‘I will take my time, it’s healthier that way’

Emanuele Conte (21) is in The Netherlands for half a year to do an IBCoM Bachelor. Meanwhile he’s quite busy playing guitar and recording an album.

text Gert van der Ende photography Michel de Groot

It must have been ten years ago that his parents stimulated Emanuele Conte to play the guitar, although they never played an instrument themselves. “But my father has a great musical ear, he is very into music like that of Carole King and Whitney Houston.” Though he was more or less forced into it, he started to enjoy the instrument pretty soon. And even being barely twelve years old he already took up writing his own songs and lyrics. Though he found his first teacher quite boring, the second one was great: “His name was Claudio Olimpio. With him I started to explore the blues. A few years later I began with integrating the blues into my own music.” This resulted among other things into the rather sexually tinted Love me Baby Blues, a song he performed last month in the Erasmus Pavilion. At first, Conte wrote his lyrics in English, which resulted in a first album with thirteen tracks called ‘Hope to Fly’. For this purpose he rented a studio for two hours. His music then can be best described as folk-rock, inspired by musicians as Tracy Chapman, Cat Stevens and most of all the in 1998 deceased Italian Singer/Songwriter Lucio Battisti. “The best musician in the world, ever!”, according to the very enthusiastic Conte.

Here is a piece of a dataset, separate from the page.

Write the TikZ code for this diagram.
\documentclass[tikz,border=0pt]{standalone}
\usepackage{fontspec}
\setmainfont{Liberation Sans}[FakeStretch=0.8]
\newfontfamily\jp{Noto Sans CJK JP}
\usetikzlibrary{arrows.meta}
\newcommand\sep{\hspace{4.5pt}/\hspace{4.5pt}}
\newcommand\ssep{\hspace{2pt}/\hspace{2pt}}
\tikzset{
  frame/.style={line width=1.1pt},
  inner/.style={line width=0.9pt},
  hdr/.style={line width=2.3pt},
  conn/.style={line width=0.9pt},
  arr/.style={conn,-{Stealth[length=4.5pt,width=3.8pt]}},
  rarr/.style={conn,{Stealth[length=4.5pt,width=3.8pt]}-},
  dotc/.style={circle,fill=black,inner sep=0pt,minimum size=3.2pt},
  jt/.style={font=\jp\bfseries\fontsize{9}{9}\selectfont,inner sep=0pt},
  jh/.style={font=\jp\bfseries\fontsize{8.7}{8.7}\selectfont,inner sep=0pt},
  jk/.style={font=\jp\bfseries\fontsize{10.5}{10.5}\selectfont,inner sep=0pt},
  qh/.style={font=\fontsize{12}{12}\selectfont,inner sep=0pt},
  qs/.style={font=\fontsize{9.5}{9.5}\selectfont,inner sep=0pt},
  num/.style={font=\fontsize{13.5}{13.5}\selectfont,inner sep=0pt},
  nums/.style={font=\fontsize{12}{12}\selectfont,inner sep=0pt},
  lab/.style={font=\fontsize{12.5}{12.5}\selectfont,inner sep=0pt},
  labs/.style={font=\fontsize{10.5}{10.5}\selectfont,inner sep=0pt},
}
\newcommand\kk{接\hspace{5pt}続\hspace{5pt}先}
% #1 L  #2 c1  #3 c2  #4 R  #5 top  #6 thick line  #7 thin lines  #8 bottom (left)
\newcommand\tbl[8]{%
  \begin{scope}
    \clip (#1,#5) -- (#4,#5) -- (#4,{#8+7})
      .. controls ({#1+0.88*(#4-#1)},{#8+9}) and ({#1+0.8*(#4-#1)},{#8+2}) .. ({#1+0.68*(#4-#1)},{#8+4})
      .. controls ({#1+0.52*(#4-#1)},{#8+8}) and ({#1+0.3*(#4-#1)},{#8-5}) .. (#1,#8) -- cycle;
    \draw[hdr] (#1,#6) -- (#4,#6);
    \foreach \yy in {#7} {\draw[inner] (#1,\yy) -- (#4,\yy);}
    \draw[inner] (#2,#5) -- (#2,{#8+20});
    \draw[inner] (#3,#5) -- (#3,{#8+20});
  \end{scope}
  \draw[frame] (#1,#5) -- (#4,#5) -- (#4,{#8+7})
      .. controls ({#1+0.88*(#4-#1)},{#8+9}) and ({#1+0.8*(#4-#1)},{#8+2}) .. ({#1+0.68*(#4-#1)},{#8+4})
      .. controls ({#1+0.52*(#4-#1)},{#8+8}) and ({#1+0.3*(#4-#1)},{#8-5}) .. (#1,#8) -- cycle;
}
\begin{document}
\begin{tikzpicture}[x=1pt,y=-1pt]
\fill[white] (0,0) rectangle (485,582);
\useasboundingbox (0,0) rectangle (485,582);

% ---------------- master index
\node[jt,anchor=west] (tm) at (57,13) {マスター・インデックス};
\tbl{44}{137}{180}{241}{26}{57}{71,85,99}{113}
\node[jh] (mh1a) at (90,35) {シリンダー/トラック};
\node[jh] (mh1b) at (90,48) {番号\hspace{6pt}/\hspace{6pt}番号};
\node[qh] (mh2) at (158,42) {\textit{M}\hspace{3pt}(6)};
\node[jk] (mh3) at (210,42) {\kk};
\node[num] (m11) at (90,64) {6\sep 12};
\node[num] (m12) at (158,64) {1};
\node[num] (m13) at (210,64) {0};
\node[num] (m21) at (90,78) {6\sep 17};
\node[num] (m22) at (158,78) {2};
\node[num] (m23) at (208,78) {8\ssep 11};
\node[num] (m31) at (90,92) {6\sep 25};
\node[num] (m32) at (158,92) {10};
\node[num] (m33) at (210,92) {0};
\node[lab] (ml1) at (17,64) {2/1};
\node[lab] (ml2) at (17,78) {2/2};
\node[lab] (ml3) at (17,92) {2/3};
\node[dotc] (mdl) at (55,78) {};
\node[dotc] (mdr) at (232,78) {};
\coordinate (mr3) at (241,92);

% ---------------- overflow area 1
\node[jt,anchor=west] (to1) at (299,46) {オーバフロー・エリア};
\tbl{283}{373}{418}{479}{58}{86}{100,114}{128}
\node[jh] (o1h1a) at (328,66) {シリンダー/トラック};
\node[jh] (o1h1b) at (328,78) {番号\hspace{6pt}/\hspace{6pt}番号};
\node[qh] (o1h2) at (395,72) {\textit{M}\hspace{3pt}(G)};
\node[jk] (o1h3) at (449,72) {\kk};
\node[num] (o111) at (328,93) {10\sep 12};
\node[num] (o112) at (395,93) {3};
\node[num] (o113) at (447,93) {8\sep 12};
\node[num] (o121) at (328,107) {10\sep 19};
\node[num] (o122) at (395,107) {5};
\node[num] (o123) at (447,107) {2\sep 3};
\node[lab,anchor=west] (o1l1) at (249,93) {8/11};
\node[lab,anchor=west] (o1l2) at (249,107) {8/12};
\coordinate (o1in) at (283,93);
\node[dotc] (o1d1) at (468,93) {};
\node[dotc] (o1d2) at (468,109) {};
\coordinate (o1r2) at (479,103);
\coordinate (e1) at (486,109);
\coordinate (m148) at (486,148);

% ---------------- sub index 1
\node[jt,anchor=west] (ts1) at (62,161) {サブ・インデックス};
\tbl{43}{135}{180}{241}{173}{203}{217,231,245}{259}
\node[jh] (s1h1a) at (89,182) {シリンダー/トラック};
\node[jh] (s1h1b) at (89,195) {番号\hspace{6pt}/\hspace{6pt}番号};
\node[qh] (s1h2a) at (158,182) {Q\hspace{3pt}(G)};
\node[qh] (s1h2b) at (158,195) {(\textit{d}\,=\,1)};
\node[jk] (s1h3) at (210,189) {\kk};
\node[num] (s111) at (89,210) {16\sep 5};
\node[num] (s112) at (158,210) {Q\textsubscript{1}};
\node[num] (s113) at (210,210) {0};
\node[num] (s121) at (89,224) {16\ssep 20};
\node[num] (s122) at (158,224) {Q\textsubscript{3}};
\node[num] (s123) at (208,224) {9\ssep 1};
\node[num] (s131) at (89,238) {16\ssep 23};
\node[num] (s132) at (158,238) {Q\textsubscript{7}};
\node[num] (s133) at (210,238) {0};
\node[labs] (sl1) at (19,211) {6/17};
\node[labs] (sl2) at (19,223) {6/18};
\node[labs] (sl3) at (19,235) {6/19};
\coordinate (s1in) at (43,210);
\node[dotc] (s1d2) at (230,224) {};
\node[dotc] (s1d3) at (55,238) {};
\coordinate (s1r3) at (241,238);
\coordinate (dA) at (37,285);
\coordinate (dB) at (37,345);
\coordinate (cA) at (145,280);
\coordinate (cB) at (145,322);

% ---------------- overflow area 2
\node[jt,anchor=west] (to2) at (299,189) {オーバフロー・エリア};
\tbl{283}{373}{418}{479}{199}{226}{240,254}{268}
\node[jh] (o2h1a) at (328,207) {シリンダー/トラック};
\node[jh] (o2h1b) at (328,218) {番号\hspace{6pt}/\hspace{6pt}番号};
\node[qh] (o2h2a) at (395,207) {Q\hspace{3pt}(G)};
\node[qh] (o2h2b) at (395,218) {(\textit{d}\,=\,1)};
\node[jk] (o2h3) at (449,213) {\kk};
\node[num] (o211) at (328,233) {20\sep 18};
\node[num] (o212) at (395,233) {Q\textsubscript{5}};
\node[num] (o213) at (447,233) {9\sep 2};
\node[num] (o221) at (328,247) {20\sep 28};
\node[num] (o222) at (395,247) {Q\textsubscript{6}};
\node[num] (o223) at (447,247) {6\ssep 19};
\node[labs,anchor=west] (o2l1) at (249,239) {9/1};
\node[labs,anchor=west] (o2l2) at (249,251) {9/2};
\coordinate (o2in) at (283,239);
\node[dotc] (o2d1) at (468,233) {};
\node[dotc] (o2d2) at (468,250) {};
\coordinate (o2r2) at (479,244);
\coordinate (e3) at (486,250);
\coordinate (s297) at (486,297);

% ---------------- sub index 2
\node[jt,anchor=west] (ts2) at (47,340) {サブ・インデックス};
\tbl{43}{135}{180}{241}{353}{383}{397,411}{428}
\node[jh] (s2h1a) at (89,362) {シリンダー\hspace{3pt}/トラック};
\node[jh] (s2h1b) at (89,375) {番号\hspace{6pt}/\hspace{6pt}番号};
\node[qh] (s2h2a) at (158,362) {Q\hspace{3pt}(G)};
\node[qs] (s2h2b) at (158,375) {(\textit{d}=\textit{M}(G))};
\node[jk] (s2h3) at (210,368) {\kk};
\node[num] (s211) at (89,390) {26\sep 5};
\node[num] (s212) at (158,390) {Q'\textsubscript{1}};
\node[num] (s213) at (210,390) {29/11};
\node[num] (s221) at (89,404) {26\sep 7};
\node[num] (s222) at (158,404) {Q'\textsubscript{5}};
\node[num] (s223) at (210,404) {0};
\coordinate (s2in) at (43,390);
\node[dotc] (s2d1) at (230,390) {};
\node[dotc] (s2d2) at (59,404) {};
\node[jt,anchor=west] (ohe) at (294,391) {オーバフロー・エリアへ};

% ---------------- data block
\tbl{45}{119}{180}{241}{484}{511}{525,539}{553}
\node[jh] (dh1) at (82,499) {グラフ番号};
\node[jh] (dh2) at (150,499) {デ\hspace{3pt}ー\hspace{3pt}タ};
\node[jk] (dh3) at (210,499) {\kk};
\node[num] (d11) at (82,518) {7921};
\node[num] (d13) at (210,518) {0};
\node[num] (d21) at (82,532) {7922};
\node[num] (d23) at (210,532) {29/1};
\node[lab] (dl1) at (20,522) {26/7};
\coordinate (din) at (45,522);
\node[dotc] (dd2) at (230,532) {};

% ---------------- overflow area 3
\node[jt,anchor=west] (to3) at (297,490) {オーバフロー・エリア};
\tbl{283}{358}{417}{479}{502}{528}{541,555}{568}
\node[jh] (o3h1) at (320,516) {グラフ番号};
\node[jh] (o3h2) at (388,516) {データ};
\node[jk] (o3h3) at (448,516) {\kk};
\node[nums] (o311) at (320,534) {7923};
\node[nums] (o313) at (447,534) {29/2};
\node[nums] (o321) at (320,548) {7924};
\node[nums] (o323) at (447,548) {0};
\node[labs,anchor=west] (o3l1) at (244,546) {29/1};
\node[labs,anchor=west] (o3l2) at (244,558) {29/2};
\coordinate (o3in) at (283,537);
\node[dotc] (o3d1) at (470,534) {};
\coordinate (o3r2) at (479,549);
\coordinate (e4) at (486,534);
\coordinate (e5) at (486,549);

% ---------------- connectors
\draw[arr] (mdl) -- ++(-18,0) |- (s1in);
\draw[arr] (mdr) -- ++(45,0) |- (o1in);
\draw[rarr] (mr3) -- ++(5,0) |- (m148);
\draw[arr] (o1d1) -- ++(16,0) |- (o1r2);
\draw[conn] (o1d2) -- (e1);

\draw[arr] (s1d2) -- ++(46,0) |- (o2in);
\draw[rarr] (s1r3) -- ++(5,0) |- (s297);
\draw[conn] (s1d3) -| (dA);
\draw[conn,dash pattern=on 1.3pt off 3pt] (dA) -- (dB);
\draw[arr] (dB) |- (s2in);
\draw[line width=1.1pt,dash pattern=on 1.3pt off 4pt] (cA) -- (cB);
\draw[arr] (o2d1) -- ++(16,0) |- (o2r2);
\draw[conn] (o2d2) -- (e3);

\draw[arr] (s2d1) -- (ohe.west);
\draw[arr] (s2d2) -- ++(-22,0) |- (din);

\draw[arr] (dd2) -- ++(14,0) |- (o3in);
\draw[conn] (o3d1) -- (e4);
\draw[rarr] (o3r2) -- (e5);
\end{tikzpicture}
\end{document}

After studying the blues for some time, Conte switched to the jazz but discovered that this ‘wasn’t his stuff’. Meanwhile, he had been to two summer music classes in Boston, at the Berklee College of Music. “An amazing experience”, Conte still thinks. It resulted in a second (8-track) album called ‘La Carezze del Vento’. By this time he was seventeen years old and half the songs were written in Italian. Later he made a second (5-track) version under the same title, now in cooperation with a real producer. Two years ago he even won some kind of national singer-songwriter contest after which he travelled all over Italy to give concerts, mostly just on the streets. But the biggest step in his musical career Conte made last summer when he met his current producer Enrico Bollero. Conte: “Also a singer-songwriter and a freaking amazing guy. He’s 60 years old and inspires me a lot; he’s a great mentor.” The cooperation resulted in ‘Spazio Nuovo’, after having spent a week in a studio in Montova, near Verona.

Conte is determined to have a professional musical career, preferably in his own space, where he can make music with others and is able to combine it with other art forms. “Though I’m gonna develop myself as a musician in a way that will take time, I think it’s healthier that way. So maybe in the beginning I will need another job, but that’s fine with me.”